Sewist Alexis Bailey began creating her Fibr & Cloth Studio kits that include a curated selection of notions ideal for hand sewing, after going on an overseas trip and missing her craft. Looking at a knitting kit, she realized she could create something similar for other makers like her who needed a portable project. The kits sell out almost as soon as she can get them into her shop.
Of course, hand stitching lends a unique specialness to a project that is hard to get when you sew by machine, and is certainly absent in ready-to-wear garments. “I like to think of hand sewing sort of like your own handwriting,” Stocker says. “The spacing of the stitches, the cadence of your movements.
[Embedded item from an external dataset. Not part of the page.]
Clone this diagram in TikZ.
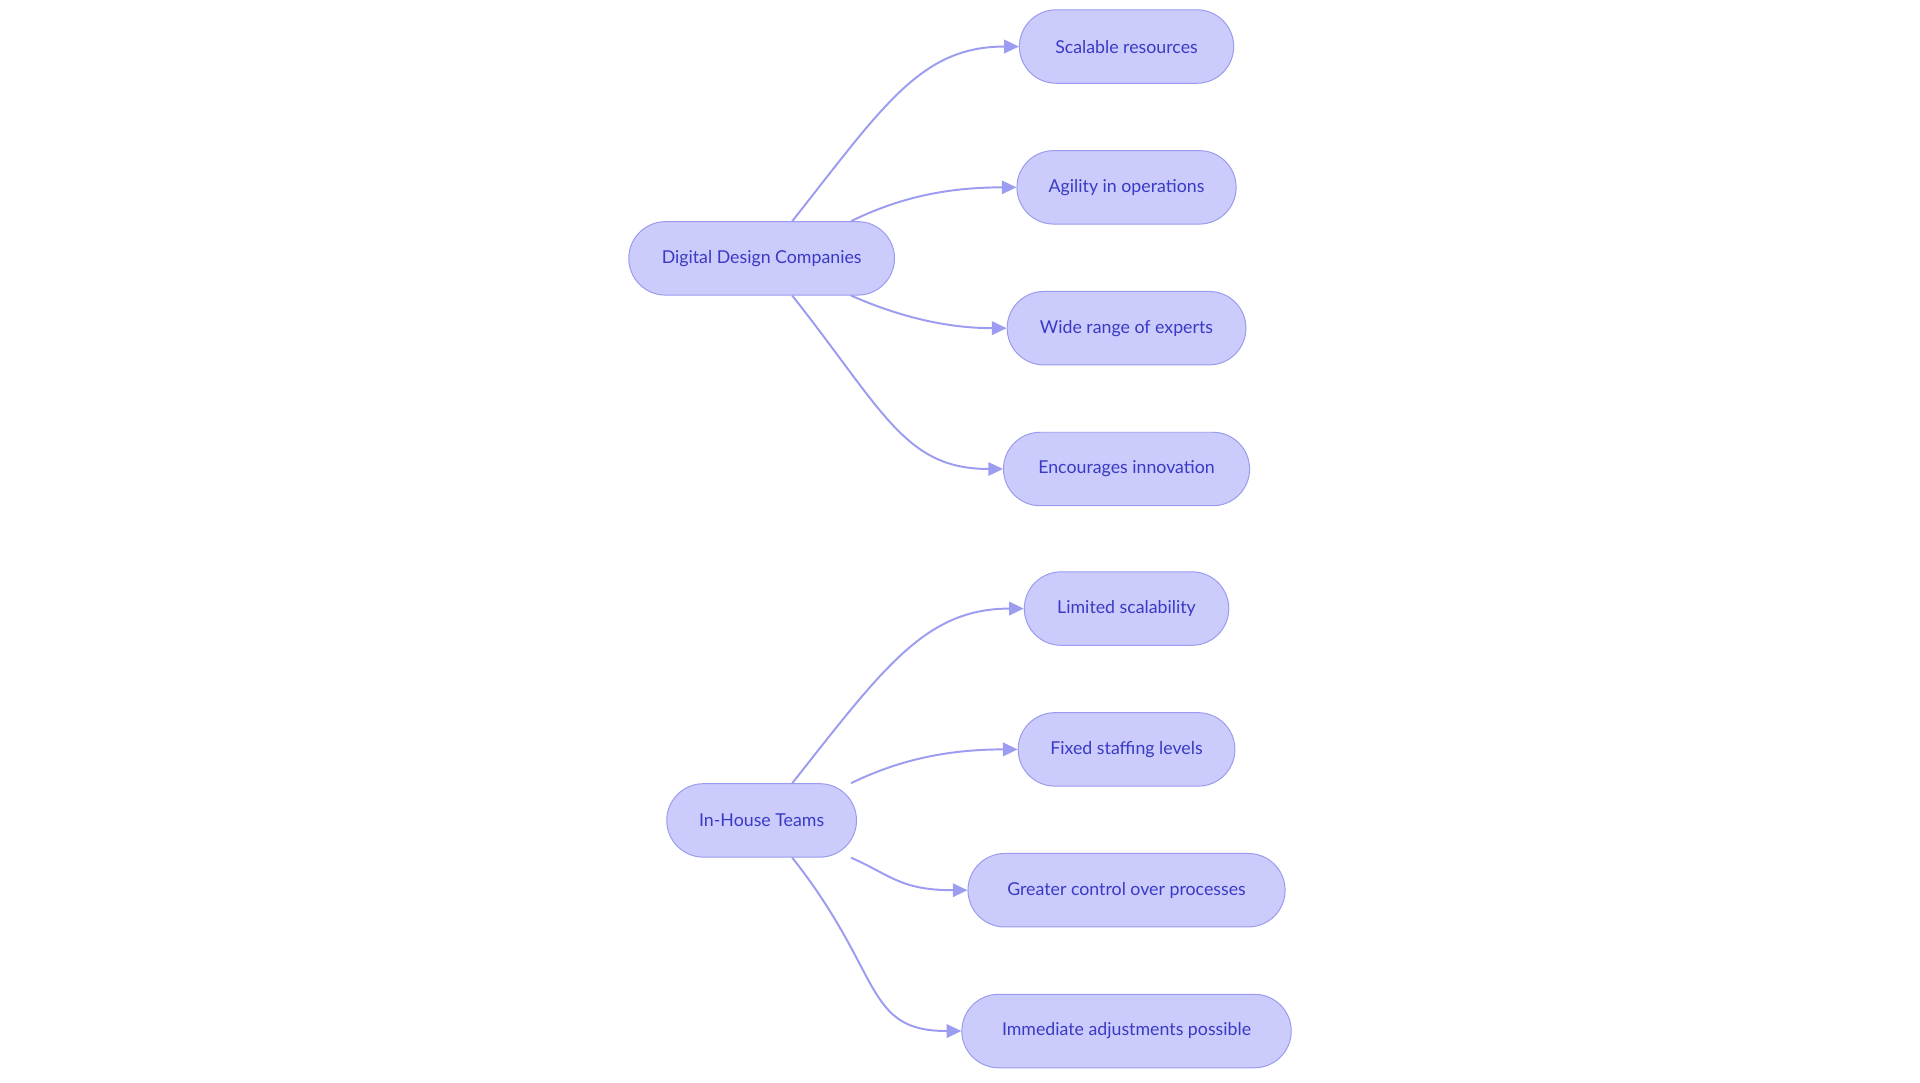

All unique to you and you alone. When you look at a vintage piece, a quilt, a garment, for example, it’s the hand stitches you see in it that make you look more closely at it. The sewer’s handwriting.”
Louisa Owen Sonstroem has pursued advanced coursework in pattern making and fashion design from FIT and spent years working in technical design at Macy’s, where she also ran a mending workshop for employees. She now does technical design for Eileen Fisher. Soenstroem’s love of hand sewing led her to create a 200-page hand-bound book on the topic called Hand Sewing Clothing: A Guide. When she released it in January of this year, she wasn’t sure how it would be received.
“I feared no one would jump for the idea of slowly stitching clothes. But from the moment I posted about the project on Instagram, enthusiasm grew,” she says. “Partly, I was discovering a hand-sewing community that already existed. But I also believe that it is a movement and that it’s growing.”
“In a moment when so many people yearn for slowness and individual empowerment, hand sewing clothing seems to be a rallying point.”
Sonstroem’s book sold out (in just 19 minutes, she says) and there’s now a waitlist of over 350 people eager to get a copy of the next printing.
Before COVID, Sonstroem taught hand sewing classes at Blue, the Tatter Textile Library in Brooklyn that hosts a wide variety of stitching classes. (Woodyard taught there, too.) When the pandemic hit everything went online and even more stitchers were able to access instruction from home. Hand sewing classes, books, patterns, and kits struck a chord during this stressful year, one that these makers hope continues. The benefits are far-reaching.
“I encourage people to hand sew for 15 minutes a day as a way to ground themselves and reconnect to their body,” says Woodyard. “Hand sewing can be extremely therapeutic. My tag line is ‘remember what your hands can do’ as a reminder to others, and myself, what humans are capable of creating with our bodies and simple tools.”